New York, New York, Whitney Museum of American Art, The Flowering of American Folk Art, February-March, 1974, also traveled to Richmond, Virginia Museum, April-June 1974 and San Francisco, M.H. deYoung Memorial Museum, June-September, 1974

Literature

Jean Lipman and Alice Winchester, The Flowering of American Folk Art (New York: Viking Press, 1974), p. 123, fig. 164

Catalogue Note

Frank Pierson Richards (1852–1929) was an Illinois farmer, carver, and inventor. According to the Illinois State Museum, which owns an ornate decorative mantel and screen he carved for his home as well as carvings of George Washington and Ulysses S. Grant on horseback, one of his inventions was “a model aircraft powered by a rubber band, which he flew off the top of a downtown building,” allegedly before the Wright Brothers flew at Kitty Hawk. In his later years, Richards displayed the mantel, screen, and several carved patriotic figures in front of his house in Springfield every Fourth of July so that passing paraders could see them. His work also was displayed at the Illinois State Fair in 1920, where it won several blue ribbons. Another Richards carving of Grant is in the collection of the National Portrait Gallery.
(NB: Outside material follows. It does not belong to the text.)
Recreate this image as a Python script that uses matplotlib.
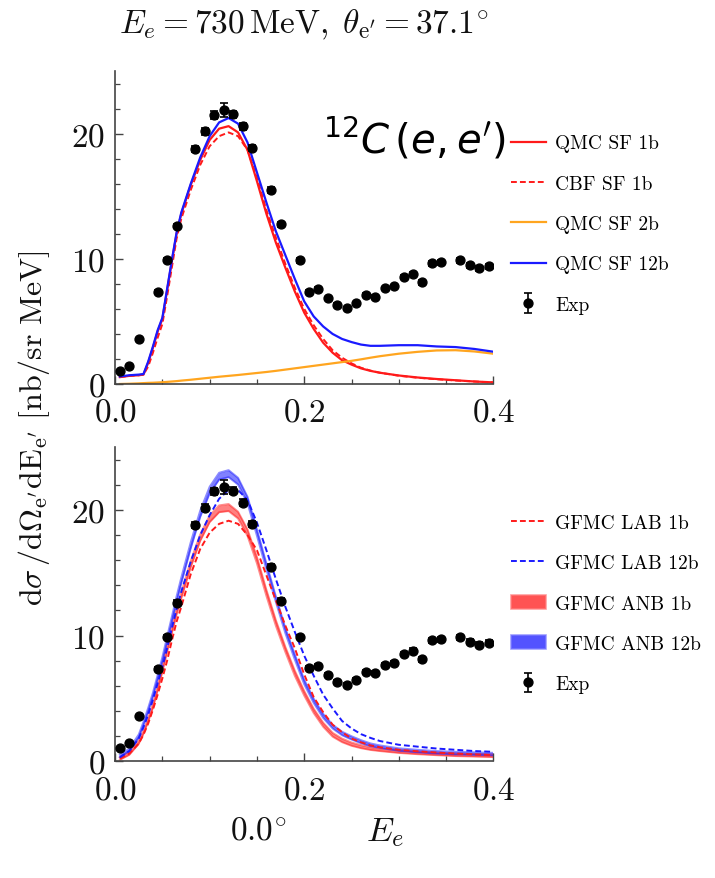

This unique figure of Abraham Lincoln was inspired by Augustus Saint-Gaudens’ monumental statue Abraham Lincoln: The Man, which depicts a thoughtful Lincoln standing in front of an elaborately carved chair, about to begin a speech. The original statue was unveiled in Lincoln Park in Chicago in 1887, while later full-size replicas are displayed in Springfield, Illinois; London; and Mexico City, and smaller replicas made after Saint-Gaudens’ death are in the collections of the Metropolitan Museum of Art, the Yale University Art Gallery, the Harvard Art Museums, the Newark Museum, and the Saint-Gaudens National Historic Site in Cornish, New Hampshire.